Because HLDS is single-threaded, a multi-core box is really a set of independent lanes, and a well-organised admin can run five, eight, even a dozen CS 1.6 servers on one machine without any of them lagging. The trick is treating each instance as an isolated tenant: its own core, its own config, its own port, and an eye on the shared resources they all draw from. Here is the layout that scales.
1. One instance per core, pinned
The foundation is that each server gets a dedicated physical core and stays there. Without pinning, the scheduler migrates instances between cores under load, thrashing CPU caches and causing fps jitter across all of them. Pin at launch with taskset:
taskset -c 0 ./hlds_run -game cstrike +port 27015 +exec server1.cfg & taskset -c 1 ./hlds_run -game cstrike +port 27016 +exec server2.cfg & taskset -c 2 ./hlds_run -game cstrike +port 27017 +exec server3.cfg &
Do not oversubscribe: if you have 6 cores, run at most 5–6 busy instances and leave a core for the OS, the master-server traffic and your web/FastDL stack. The full pinning method is in CPU affinity with taskset and the multi-server layout in multiple servers on one VPS.

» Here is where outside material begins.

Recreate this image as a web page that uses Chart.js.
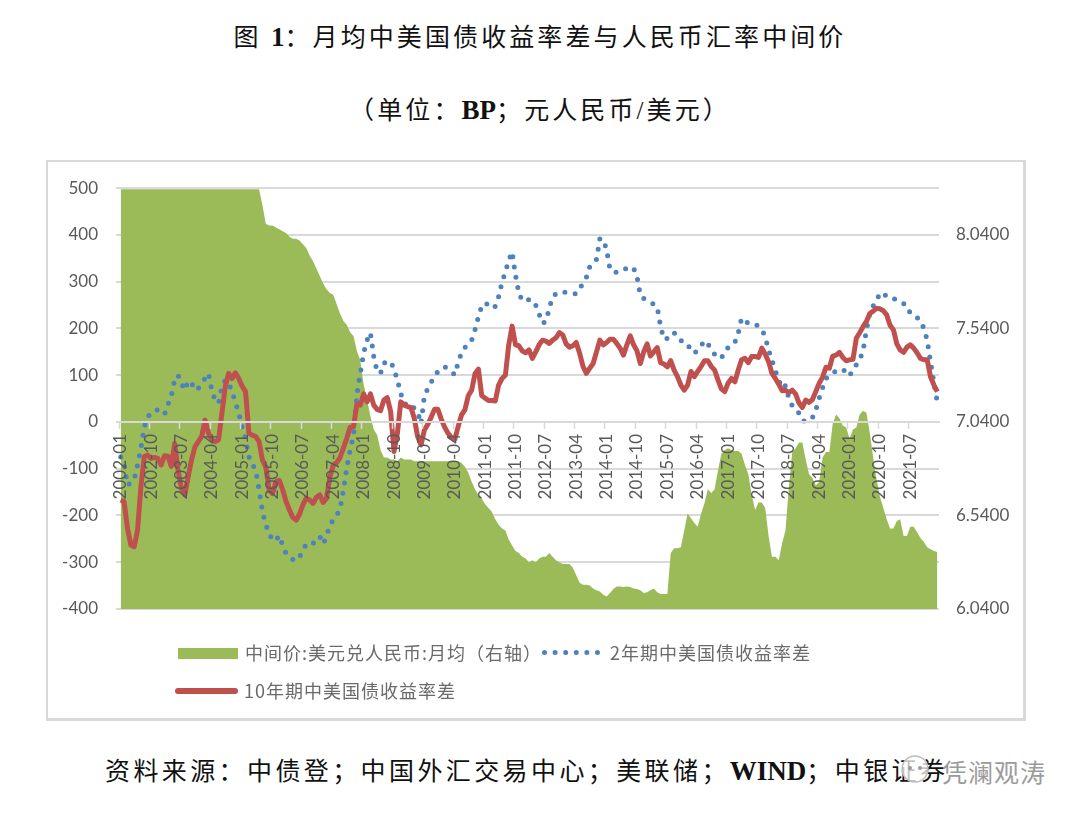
<!DOCTYPE html>
<html>
<head>
<meta charset="utf-8">
<script src="https://cdn.jsdelivr.net/npm/chart.js@4/dist/chart.umd.min.js"></script>
<style>
  body { margin: 0; background: #fff; }
  #page { position: relative; width: 1080px; height: 820px; overflow: hidden; background: #fff; }
  .head { position: absolute; left: 0; width: 1080px; text-align: center; white-space: nowrap; color: #111;
          font-family: "Liberation Serif", "Noto Sans CJK SC", serif; font-size: 25px; letter-spacing: 3.1px; }
  .head b { font-size: 27px; letter-spacing: 0; }
  #box { position: absolute; left: 46px; top: 160px; width: 975px; height: 556px; border: 2px solid #d9d9d9; border-width: 2px 3px 3px 2px; }
  #box canvas { display: block; position: absolute; left: 0; top: -2px; }
  .leg { position: absolute; color: #6a6a6a; font: 18px "Noto Sans CJK SC", sans-serif; letter-spacing: 1px; white-space: nowrap; }
  .sw { position: absolute; }
  #mark { position: absolute; left: 942px; top: 753px; color: #8a8a8a; opacity: .85; letter-spacing: 1px; font: 25px "Noto Sans CJK SC", sans-serif; white-space: nowrap; }
</style>
</head>
<body>
<div id="page">
  <div class="head" style="top:17px">图 <b>1</b>：月均中美国债收益率差与人民币汇率中间价</div>
  <div class="head" style="top:90px">（单位：<b>BP</b>；元人民币/美元）</div>
  <div id="box"><canvas id="chart" width="975" height="558"></canvas></div>
  <div class="sw" style="left:178px;top:648px;width:60px;height:11px;background:#9bbb59"></div>
  <div class="leg" id="leg0" style="left:245px;top:639px"></div>
  <div class="sw" style="left:542px;top:650px;width:58px;border-top:5px dotted #4f81bd"></div>
  <div class="leg" id="leg1" style="left:610px;top:639px"></div>
  <div class="sw" style="left:175px;top:688px;width:63px;height:6px;border-radius:3px;background:#c0504d"></div>
  <div class="leg" id="leg2" style="left:244px;top:677px"></div>
  <div class="head" style="top:751px;left:105px;width:auto;letter-spacing:3.4px">资料来源：中债登；中国外汇交易中心；美联储；<b>WIND</b>；中银证券</div>
  <svg style="position:absolute;left:897px;top:753px" width="42" height="36">
    <circle cx="18" cy="16" r="13" fill="rgba(255,255,255,.75)" stroke="#bdbdbd" stroke-width="1.5"/>
    <circle cx="13" cy="15" r="2" fill="#9a9a9a"/><circle cx="23" cy="15" r="2" fill="#9a9a9a"/>
  </svg>
  <div id="mark">凭澜观涛</div>
</div>
<script>
const months = [
  '2002-01','2002-02','2002-03','2002-04','2002-05','2002-06','2002-07','2002-08','2002-09','2002-10','2002-11','2002-12',
  '2003-01','2003-02','2003-03','2003-04','2003-05','2003-06','2003-07','2003-08','2003-09','2003-10','2003-11','2003-12',
  '2004-01','2004-02','2004-03','2004-04','2004-05','2004-06','2004-07','2004-08','2004-09','2004-10','2004-11','2004-12',
  '2005-01','2005-02','2005-03','2005-04','2005-05','2005-06','2005-07','2005-08','2005-09','2005-10','2005-11','2005-12',
  '2006-01','2006-02','2006-03','2006-04','2006-05','2006-06','2006-07','2006-08','2006-09','2006-10','2006-11','2006-12',
  '2007-01','2007-02','2007-03','2007-04','2007-05','2007-06','2007-07','2007-08','2007-09','2007-10','2007-11','2007-12',
  '2008-01','2008-02','2008-03','2008-04','2008-05','2008-06','2008-07','2008-08','2008-09','2008-10','2008-11','2008-12',
  '2009-01','2009-02','2009-03','2009-04','2009-05','2009-06','2009-07','2009-08','2009-09','2009-10','2009-11','2009-12',
  '2010-01','2010-02','2010-03','2010-04','2010-05','2010-06','2010-07','2010-08','2010-09','2010-10','2010-11','2010-12',
  '2011-01','2011-02','2011-03','2011-04','2011-05','2011-06','2011-07','2011-08','2011-09','2011-10','2011-11','2011-12',
  '2012-01','2012-02','2012-03','2012-04','2012-05','2012-06','2012-07','2012-08','2012-09','2012-10','2012-11','2012-12',
  '2013-01','2013-02','2013-03','2013-04','2013-05','2013-06','2013-07','2013-08','2013-09','2013-10','2013-11','2013-12',
  '2014-01','2014-02','2014-03','2014-04','2014-05','2014-06','2014-07','2014-08','2014-09','2014-10','2014-11','2014-12',
  '2015-01','2015-02','2015-03','2015-04','2015-05','2015-06','2015-07','2015-08','2015-09','2015-10','2015-11','2015-12',
  '2016-01','2016-02','2016-03','2016-04','2016-05','2016-06','2016-07','2016-08','2016-09','2016-10','2016-11','2016-12',
  '2017-01','2017-02','2017-03','2017-04','2017-05','2017-06','2017-07','2017-08','2017-09','2017-10','2017-11','2017-12',
  '2018-01','2018-02','2018-03','2018-04','2018-05','2018-06','2018-07','2018-08','2018-09','2018-10','2018-11','2018-12',
  '2019-01','2019-02','2019-03','2019-04','2019-05','2019-06','2019-07','2019-08','2019-09','2019-10','2019-11','2019-12',
  '2020-01','2020-02','2020-03','2020-04','2020-05','2020-06','2020-07','2020-08','2020-09','2020-10','2020-11','2020-12',
  '2021-01','2021-02','2021-03','2021-04','2021-05','2021-06','2021-07','2021-08','2021-09','2021-10','2021-11','2021-12',
  '2022-01','2022-02','2022-03'
];

// 中间价, right axis
const midRate = [
  8.285,8.285,8.285,8.285,8.285,8.285,8.285,8.285,8.285,8.285,8.285,8.285,
  8.285,8.285,8.285,8.285,8.285,8.285,8.285,8.285,8.285,8.285,8.285,8.285,
  8.285,8.285,8.285,8.285,8.285,8.285,8.285,8.285,8.285,8.285,8.285,8.285,
  8.285,8.285,8.285,8.285,8.285,8.285,8.20,8.10,8.09,8.09,8.08,8.07,
  8.06,8.05,8.03,8.02,8.02,8.01,7.99,7.97,7.93,7.90,7.86,7.82,
  7.78,7.75,7.73,7.72,7.67,7.62,7.58,7.56,7.52,7.50,7.42,7.37,
  7.24,7.16,7.07,7.00,6.97,6.89,6.85,6.85,6.84,6.84,6.83,6.85,
  6.84,6.84,6.84,6.83,6.83,6.83,6.83,6.83,6.83,6.83,6.83,6.83,
  6.83,6.83,6.83,6.83,6.83,6.82,6.80,6.77,6.72,6.68,6.65,6.63,
  6.60,6.58,6.56,6.52,6.49,6.47,6.46,6.41,6.38,6.35,6.34,6.32,
  6.31,6.29,6.30,6.29,6.31,6.32,6.32,6.34,6.32,6.30,6.29,6.28,
  6.28,6.28,6.26,6.22,6.18,6.17,6.17,6.165,6.15,6.14,6.134,6.116,
  6.107,6.125,6.147,6.16,6.16,6.157,6.16,6.157,6.15,6.147,6.14,6.125,
  6.13,6.14,6.15,6.13,6.12,6.12,6.12,6.34,6.365,6.365,6.37,6.46,
  6.55,6.525,6.50,6.48,6.55,6.605,6.68,6.66,6.68,6.78,6.87,6.89,
  6.90,6.89,6.885,6.885,6.87,6.81,6.76,6.65,6.57,6.61,6.61,6.58,
  6.43,6.32,6.32,6.30,6.39,6.46,6.69,6.88,6.90,6.93,6.93,6.84,
  6.76,6.74,6.70,6.72,6.85,6.88,6.88,7.03,7.08,7.06,7.02,7.01,
  6.95,7.00,7.01,7.08,7.10,7.09,6.98,6.85,6.73,6.64,6.58,6.52,
  6.47,6.47,6.51,6.52,6.43,6.43,6.48,6.48,6.45,6.42,6.40,6.37,
  6.36,6.35,6.345
];

// 2年期利差, BP
const spread2y = [
  -75,-88,-135,-131,-123,-92,-56,-11,10,21,24,26,
  21,16,37,56,90,100,83,68,88,84,68,72,
  83,93,104,68,47,40,76,90,83,65,42,19,
  -11,-35,-74,-90,-103,-145,-191,-220,-238,-254,-253,-243,
  -264,-281,-288,-294,-297,-288,-277,-260,-260,-260,-249,-245,
  -261,-245,-220,-210,-199,-187,-145,-98,-60,-28,58,103,
  148,175,191,140,108,104,126,128,130,113,90,61,
  40,36,38,29,21,-4,56,71,85,97,108,113,
  118,113,108,101,127,148,159,167,175,197,225,248,
  255,250,243,247,268,299,321,346,364,314,276,259,
  259,262,261,250,231,211,215,243,268,274,278,278,
  277,277,275,274,284,297,309,332,339,348,392,391,
  368,326,321,320,321,325,329,332,329,311,271,264,
  259,255,252,246,204,177,179,190,190,186,175,164,
  163,158,147,154,163,174,167,154,145,141,136,153,
  159,162,170,190,222,215,212,211,210,204,198,182,
  154,132,110,90,72,78,51,35,27,19,3,1,
  3,9,26,51,73,93,98,105,109,111,113,105,
  98,113,122,133,152,197,232,248,262,274,277,267,
  265,264,261,257,253,249,232,227,223,217,200,175,
  129,83,42
];

// 10年期利差, BP
const spread10y = [
  -167,-170,-227,-263,-267,-231,-138,-74,-71,-78,-76,-78,
  -92,-72,-73,-95,-46,-103,-142,-156,-117,-81,-53,-42,
  -31,4,-24,-38,-42,-38,19,76,104,93,105,93,
  76,65,-24,-28,-31,-42,-81,-96,-145,-153,-128,-125,
  -145,-170,-188,-204,-210,-197,-177,-163,-167,-174,-161,-156,
  -172,-163,-117,-92,-87,-76,-56,-35,-11,-10,38,36,
  60,43,60,36,27,24,47,52,22,-63,-24,43,
  36,33,31,8,-31,-49,-17,-5,10,27,27,6,
  -11,-24,-33,-37,-10,15,26,56,68,103,113,56,
  51,46,46,45,79,93,100,165,205,165,163,152,
  148,154,136,150,165,175,173,168,175,180,191,186,
  167,160,163,170,147,119,104,115,125,150,175,165,
  170,177,177,168,158,143,165,184,165,152,125,150,
  167,141,150,159,127,124,118,131,111,97,79,68,
  79,108,97,108,119,131,131,119,111,90,71,65,
  83,93,86,111,133,136,127,140,140,138,158,145,
  129,104,93,81,67,68,63,68,60,41,31,47,
  42,48,65,83,96,117,115,141,143,149,138,131,
  133,134,179,191,204,215,232,237,243,242,238,229,
  207,197,167,154,149,160,165,158,148,136,133,133,
  96,79,65
];

const leftTicks = [-400,-300,-200,-100,0,100,200,300,400,500];
const rightTicks = [6.04,6.54,7.04,7.54,8.04];
const seriesNames = ['中间价:美元兑人民币:月均（右轴）','2年期中美国债收益率差','10年期中美国债收益率差'];

seriesNames.forEach(function(name, i){
  document.getElementById('leg' + i).textContent = name;
});

const axisFont = { family: 'Lato', size: 17 };
const textColor = '#595959';
const gridColor = '#d9d9d9';

new Chart(document.getElementById('chart').getContext('2d'), {
  type: 'line',
  data: {
    labels: months,
    datasets: [
      {
        label: seriesNames[2],
        data: spread10y,
        yAxisID: 'y',
        borderColor: '#c0504d',
        borderWidth: 5,
        borderJoinStyle: 'round',
        pointRadius: 0,
        tension: 0,
        order: 1
      },
      {
        label: seriesNames[1],
        data: spread2y,
        yAxisID: 'y',
        borderColor: '#4f81bd',
        borderWidth: 5,
        borderDash: [0, 10.4],
        borderCapStyle: 'round',
        pointRadius: 0,
        tension: 0,
        order: 2
      },
      {
        label: seriesNames[0],
        data: midRate,
        yAxisID: 'y1',
        borderWidth: 0,
        backgroundColor: '#9bbb59',
        fill: 'start',
        pointRadius: 0,
        tension: 0,
        order: 3
      }
    ]
  },
  options: {
    responsive: false,
    animation: false,
    layout: { padding: { top: 21, bottom: 109 } },
    plugins: { legend: { display: false }, title: { display: false }, tooltip: { enabled: false } },
    scales: {
      x: {
        type: 'category',
        position: { y: 0 },
        offset: true,
        grid: {
          z: 1,
          offset: true,
          drawOnChartArea: false,
          tickLength: 6,
          tickWidth: 1.5,
          tickColor: function(ctx){ return ctx.index % 9 === 0 ? gridColor : 'transparent'; }
        },
        border: { z: 1, color: gridColor, width: 2 },
        ticks: {
          z: 1,
          autoSkip: false,
          minRotation: 90,
          maxRotation: 90,
          padding: 6,
          color: textColor,
          font: axisFont,
          callback: function(v, i){ return i % 9 === 0 ? months[i] : ''; }
        }
      },
      y: {
        min: -400,
        max: 500,
        afterBuildTicks: function(scale){ scale.ticks = leftTicks.map(function(v){ return { value: v }; }); },
        afterFit: function(scale){ scale.width = 71; },
        grid: { color: gridColor, lineWidth: 2, tickLength: 3 },
        border: { display: false },
        ticks: { color: textColor, font: axisFont, padding: 18 }
      },
      y1: {
        position: 'right',
        min: 6.04,
        max: 8.29,
        afterBuildTicks: function(scale){ scale.ticks = rightTicks.map(function(v){ return { value: v }; }); },
        afterFit: function(scale){ scale.width = 84; },
        grid: { display: false },
        border: { display: false },
        ticks: {
          color: textColor,
          font: axisFont,
          padding: 9,
          callback: function(v){ return Number(v).toFixed(4); }
        }
      }
    }
  }
});
</script>
</body>
</html>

2. Cap fps sanely per instance
Every instance chasing 1000 fps multiplies CPU draw. If five servers each burn a core holding 1000 fps, you have committed five full cores to frame generation alone. Decide honestly what each server needs: a competitive 5v5 benefits from 1000 fps for tight hitreg, a casual 10-slot fun server is perfectly smooth at 500. Set it per instance so you are not paying for fps a server does not use — see sys_ticrate and stable 1000 fps.
3. Fully separate configs, ports and content
Each instance needs its own server.cfg, its own +port (27015, 27016, ...), its own RCON password, and ideally its own log directory so you can tell them apart:
+port 27016 +maxplayers 24 +map de_dust2 +servercfgfile server2.cfg
Sharing one config across instances is how you end up with two servers fighting over the same log file or announcing the same hostname. Keep them independent; they can share the read-only game files but not their runtime config.

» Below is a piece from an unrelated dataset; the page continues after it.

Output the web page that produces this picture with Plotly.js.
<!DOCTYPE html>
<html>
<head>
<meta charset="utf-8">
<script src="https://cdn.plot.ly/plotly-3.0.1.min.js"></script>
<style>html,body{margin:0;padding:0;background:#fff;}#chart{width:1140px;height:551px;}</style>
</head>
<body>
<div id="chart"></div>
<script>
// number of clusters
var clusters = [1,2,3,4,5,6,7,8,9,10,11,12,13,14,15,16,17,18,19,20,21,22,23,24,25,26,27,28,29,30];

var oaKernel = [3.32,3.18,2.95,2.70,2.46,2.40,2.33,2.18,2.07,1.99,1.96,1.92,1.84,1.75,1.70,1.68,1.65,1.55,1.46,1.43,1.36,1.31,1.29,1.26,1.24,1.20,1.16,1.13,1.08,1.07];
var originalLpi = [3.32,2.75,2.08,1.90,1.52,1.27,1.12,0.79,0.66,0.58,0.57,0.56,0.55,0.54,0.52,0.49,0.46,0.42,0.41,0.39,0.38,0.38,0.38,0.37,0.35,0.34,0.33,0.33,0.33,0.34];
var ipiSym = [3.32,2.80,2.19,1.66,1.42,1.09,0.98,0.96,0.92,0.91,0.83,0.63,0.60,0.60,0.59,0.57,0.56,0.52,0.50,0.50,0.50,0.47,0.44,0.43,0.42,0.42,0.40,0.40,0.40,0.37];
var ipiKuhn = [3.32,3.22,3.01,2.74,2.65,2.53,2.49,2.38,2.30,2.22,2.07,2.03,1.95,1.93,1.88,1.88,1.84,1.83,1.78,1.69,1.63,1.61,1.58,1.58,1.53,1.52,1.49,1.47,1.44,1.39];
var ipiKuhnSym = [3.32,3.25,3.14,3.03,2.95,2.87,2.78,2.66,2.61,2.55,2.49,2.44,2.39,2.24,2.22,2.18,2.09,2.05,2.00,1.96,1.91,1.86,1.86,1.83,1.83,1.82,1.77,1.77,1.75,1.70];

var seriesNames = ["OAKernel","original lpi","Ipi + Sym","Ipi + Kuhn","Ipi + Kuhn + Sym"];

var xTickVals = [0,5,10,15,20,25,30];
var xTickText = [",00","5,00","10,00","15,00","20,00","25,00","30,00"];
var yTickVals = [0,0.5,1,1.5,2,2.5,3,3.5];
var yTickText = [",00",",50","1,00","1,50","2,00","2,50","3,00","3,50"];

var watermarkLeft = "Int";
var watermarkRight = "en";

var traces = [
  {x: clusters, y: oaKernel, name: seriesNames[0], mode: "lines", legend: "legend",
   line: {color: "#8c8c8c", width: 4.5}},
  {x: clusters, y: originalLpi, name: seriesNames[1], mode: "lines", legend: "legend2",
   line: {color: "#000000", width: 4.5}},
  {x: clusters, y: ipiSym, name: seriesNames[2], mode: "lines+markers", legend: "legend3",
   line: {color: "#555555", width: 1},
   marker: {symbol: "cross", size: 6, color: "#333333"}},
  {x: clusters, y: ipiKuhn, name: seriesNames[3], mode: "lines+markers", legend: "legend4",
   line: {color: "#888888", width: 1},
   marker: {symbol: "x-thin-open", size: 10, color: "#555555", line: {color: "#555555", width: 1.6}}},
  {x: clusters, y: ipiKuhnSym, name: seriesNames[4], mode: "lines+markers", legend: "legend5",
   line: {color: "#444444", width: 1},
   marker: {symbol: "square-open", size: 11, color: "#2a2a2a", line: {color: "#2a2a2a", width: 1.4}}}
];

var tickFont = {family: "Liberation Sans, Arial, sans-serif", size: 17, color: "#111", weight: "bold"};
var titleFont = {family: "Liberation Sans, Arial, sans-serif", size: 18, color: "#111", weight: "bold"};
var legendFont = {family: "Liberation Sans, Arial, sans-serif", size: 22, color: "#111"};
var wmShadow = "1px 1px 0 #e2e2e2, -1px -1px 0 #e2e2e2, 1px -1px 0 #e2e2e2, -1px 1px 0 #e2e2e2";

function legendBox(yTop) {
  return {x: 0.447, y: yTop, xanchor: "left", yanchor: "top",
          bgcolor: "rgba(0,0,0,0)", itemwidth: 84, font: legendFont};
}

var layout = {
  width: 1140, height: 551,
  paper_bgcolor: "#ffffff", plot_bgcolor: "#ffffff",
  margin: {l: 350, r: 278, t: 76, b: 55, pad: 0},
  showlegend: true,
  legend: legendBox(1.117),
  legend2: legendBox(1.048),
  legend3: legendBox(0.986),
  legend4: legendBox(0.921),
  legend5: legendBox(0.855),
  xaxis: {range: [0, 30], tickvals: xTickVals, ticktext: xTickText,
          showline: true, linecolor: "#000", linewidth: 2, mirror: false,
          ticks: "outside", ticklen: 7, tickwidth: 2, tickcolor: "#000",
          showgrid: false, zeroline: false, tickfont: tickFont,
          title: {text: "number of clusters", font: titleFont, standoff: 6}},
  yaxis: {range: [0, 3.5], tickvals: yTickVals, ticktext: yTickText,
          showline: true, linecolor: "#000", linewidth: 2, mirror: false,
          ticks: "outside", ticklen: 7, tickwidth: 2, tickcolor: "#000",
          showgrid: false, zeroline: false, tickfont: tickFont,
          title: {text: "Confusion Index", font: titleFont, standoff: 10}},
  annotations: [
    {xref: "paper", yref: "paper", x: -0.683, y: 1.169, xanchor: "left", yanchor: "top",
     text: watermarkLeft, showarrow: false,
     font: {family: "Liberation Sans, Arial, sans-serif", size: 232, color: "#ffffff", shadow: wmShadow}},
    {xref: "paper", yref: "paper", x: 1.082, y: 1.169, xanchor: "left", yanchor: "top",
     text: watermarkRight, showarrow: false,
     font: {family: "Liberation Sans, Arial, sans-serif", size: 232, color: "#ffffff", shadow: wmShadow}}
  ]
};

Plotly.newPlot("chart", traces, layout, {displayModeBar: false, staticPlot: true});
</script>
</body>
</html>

4. Force the performance governor once, for the whole box
A single machine-wide setting benefits every instance: stop the cores downclocking between frames.
cpupower frequency-set -g performance
On a box packed with servers this is one of the highest-value changes — a core that drops to 800 MHz to "save power" between ticks introduces jitter across whatever instance lives on it. Detail in the performance governor guide.
5. Watch the shared resources
Cores are isolated by pinning, but three things are shared and will bite you as you scale:
- Aggregate CPU — read per-core, not total. Each pinned instance should sit below 100% on its own core at peak.
- RAM and precache — each instance loads its own copy of map models and sounds. Ten servers running heavy custom-content maps can exhaust RAM even when CPU is fine; watch
free -mand keep precache lean per map. - Bandwidth — every player on every server draws from one NIC. Do the bandwidth math: total players × per-player rate must fit your uplink or every server chokes at once.
Common errors
- All servers stutter together at peak — shared bandwidth saturated, or the governor is powersave. Check the NIC and the governor first.
- One server lags, others fine — that instance's core is at 100% (a heavy plugin or fps target). Pin it and lighten its load.
- Instances drift between cores — you launched without
taskset; the scheduler is migrating them. - Out-of-memory kills a server — too many heavy-content maps loaded at once; trim precache and watch
free -m. - Two servers show the same name / share a log — they are reading the same config. Give each its own
server.cfgand port.
Verification
Load every instance to a realistic population simultaneously and watch per-core usage and memory:
top -H free -m
Each pinned core should stay under 100% and total RAM should have headroom. Join each server and confirm net_graph 3 shows zero choke on all of them at once — if choke appears on all servers together the moment they fill, it is a shared bottleneck (bandwidth or governor), not any single instance. Scale the number of servers to the number of cores minus one, and no further.